## AIM
Copy out the data exactly, leaving the pictures behind.

## INFORMATION PROVIDED
+--

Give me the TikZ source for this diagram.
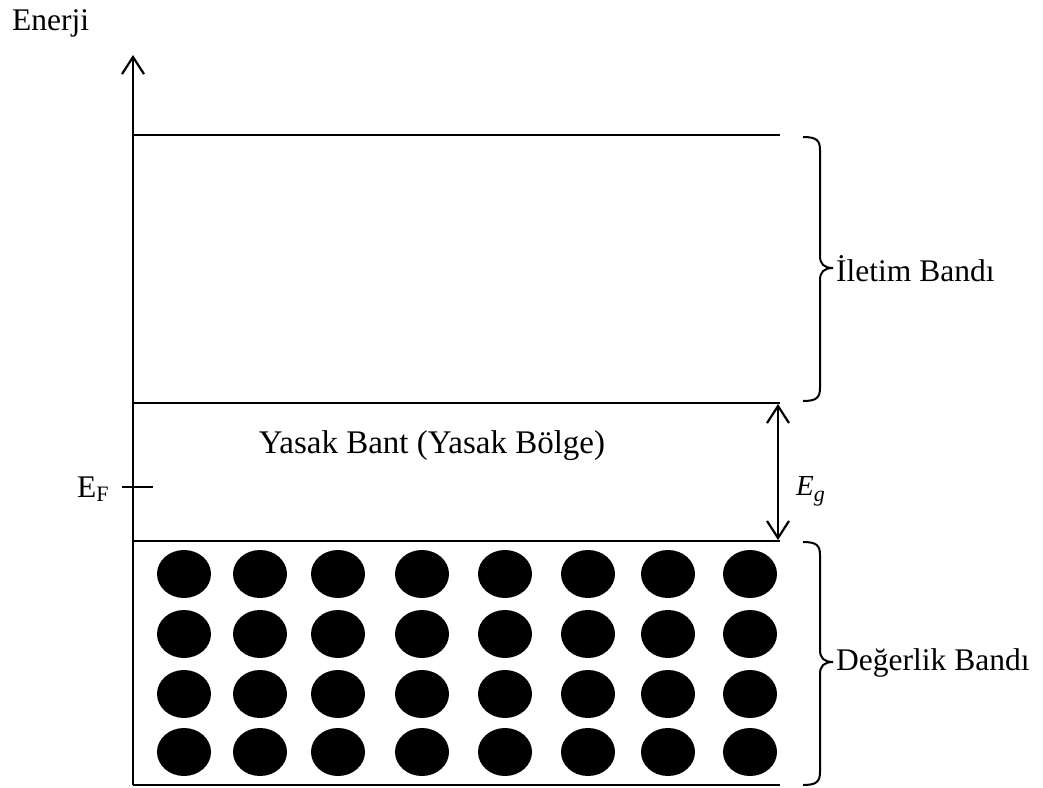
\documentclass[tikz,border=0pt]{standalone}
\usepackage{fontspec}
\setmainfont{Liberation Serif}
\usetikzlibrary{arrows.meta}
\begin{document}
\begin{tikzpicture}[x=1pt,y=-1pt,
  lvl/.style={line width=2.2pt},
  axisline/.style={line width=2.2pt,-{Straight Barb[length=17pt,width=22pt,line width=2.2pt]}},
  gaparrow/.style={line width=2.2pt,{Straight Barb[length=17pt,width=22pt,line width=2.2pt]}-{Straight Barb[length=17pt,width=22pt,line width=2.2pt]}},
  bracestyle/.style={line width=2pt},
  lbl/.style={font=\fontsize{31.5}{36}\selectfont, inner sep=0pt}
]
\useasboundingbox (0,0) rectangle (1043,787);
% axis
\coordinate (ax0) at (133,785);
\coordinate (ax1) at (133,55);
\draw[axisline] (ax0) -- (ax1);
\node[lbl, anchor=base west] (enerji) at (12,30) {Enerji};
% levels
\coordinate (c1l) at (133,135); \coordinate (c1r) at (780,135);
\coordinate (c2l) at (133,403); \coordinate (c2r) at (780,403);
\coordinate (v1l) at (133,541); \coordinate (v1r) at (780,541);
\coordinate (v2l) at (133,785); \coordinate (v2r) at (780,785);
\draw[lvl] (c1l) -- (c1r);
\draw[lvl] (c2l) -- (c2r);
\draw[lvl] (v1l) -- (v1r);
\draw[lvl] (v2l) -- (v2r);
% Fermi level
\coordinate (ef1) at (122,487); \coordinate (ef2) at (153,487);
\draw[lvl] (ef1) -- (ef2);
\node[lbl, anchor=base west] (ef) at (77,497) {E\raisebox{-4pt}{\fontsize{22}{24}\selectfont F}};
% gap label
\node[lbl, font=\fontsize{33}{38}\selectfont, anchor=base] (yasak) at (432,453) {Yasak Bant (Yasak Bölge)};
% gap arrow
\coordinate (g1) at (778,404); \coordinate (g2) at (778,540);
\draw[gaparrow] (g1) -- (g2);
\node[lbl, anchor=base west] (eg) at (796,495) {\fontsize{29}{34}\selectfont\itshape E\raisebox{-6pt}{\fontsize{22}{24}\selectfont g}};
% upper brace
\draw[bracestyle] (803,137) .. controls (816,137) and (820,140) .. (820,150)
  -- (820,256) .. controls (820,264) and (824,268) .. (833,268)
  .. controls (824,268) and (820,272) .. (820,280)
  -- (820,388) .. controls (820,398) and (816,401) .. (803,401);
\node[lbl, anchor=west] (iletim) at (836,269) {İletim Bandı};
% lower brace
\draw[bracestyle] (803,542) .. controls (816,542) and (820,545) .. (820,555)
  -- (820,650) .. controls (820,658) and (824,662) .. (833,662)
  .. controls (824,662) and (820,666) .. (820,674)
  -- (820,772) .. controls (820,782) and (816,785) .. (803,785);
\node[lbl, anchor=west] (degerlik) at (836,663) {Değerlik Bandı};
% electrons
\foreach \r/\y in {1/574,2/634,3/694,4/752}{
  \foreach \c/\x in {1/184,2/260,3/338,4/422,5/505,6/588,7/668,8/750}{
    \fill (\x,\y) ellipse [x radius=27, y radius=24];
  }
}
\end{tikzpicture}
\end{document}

+--

## WRITTEN RESPONSE
Give me the TikZ source for this diagram.
\documentclass[tikz,border=0pt]{standalone}
\usepackage{fontspec}
\setmainfont{Liberation Serif}
\usetikzlibrary{arrows.meta}
\begin{document}
\begin{tikzpicture}[x=1pt,y=-1pt,
  lvl/.style={line width=2.2pt},
  axisline/.style={line width=2.2pt,-{Straight Barb[length=17pt,width=22pt,line width=2.2pt]}},
  gaparrow/.style={line width=2.2pt,{Straight Barb[length=17pt,width=22pt,line width=2.2pt]}-{Straight Barb[length=17pt,width=22pt,line width=2.2pt]}},
  bracestyle/.style={line width=2pt},
  lbl/.style={font=\fontsize{31.5}{36}\selectfont, inner sep=0pt}
]
\useasboundingbox (0,0) rectangle (1043,787);
% axis
\coordinate (ax0) at (133,785);
\coordinate (ax1) at (133,55);
\draw[axisline] (ax0) -- (ax1);
\node[lbl, anchor=base west] (enerji) at (12,30) {Enerji};
% levels
\coordinate (c1l) at (133,135); \coordinate (c1r) at (780,135);
\coordinate (c2l) at (133,403); \coordinate (c2r) at (780,403);
\coordinate (v1l) at (133,541); \coordinate (v1r) at (780,541);
\coordinate (v2l) at (133,785); \coordinate (v2r) at (780,785);
\draw[lvl] (c1l) -- (c1r);
\draw[lvl] (c2l) -- (c2r);
\draw[lvl] (v1l) -- (v1r);
\draw[lvl] (v2l) -- (v2r);
% Fermi level
\coordinate (ef1) at (122,487); \coordinate (ef2) at (153,487);
\draw[lvl] (ef1) -- (ef2);
\node[lbl, anchor=base west] (ef) at (77,497) {E\raisebox{-4pt}{\fontsize{22}{24}\selectfont F}};
% gap label
\node[lbl, font=\fontsize{33}{38}\selectfont, anchor=base] (yasak) at (432,453) {Yasak Bant (Yasak Bölge)};
% gap arrow
\coordinate (g1) at (778,404); \coordinate (g2) at (778,540);
\draw[gaparrow] (g1) -- (g2);
\node[lbl, anchor=base west] (eg) at (796,495) {\fontsize{29}{34}\selectfont\itshape E\raisebox{-6pt}{\fontsize{22}{24}\selectfont g}};
% upper brace
\draw[bracestyle] (803,137) .. controls (816,137) and (820,140) .. (820,150)
  -- (820,256) .. controls (820,264) and (824,268) .. (833,268)
  .. controls (824,268) and (820,272) .. (820,280)
  -- (820,388) .. controls (820,398) and (816,401) .. (803,401);
\node[lbl, anchor=west] (iletim) at (836,269) {İletim Bandı};
% lower brace
\draw[bracestyle] (803,542) .. controls (816,542) and (820,545) .. (820,555)
  -- (820,650) .. controls (820,658) and (824,662) .. (833,662)
  .. controls (824,662) and (820,666) .. (820,674)
  -- (820,772) .. controls (820,782) and (816,785) .. (803,785);
\node[lbl, anchor=west] (degerlik) at (836,663) {Değerlik Bandı};
% electrons
\foreach \r/\y in {1/574,2/634,3/694,4/752}{
  \foreach \c/\x in {1/184,2/260,3/338,4/422,5/505,6/588,7/668,8/750}{
    \fill (\x,\y) ellipse [x radius=27, y radius=24];
  }
}
\end{tikzpicture}
\end{document}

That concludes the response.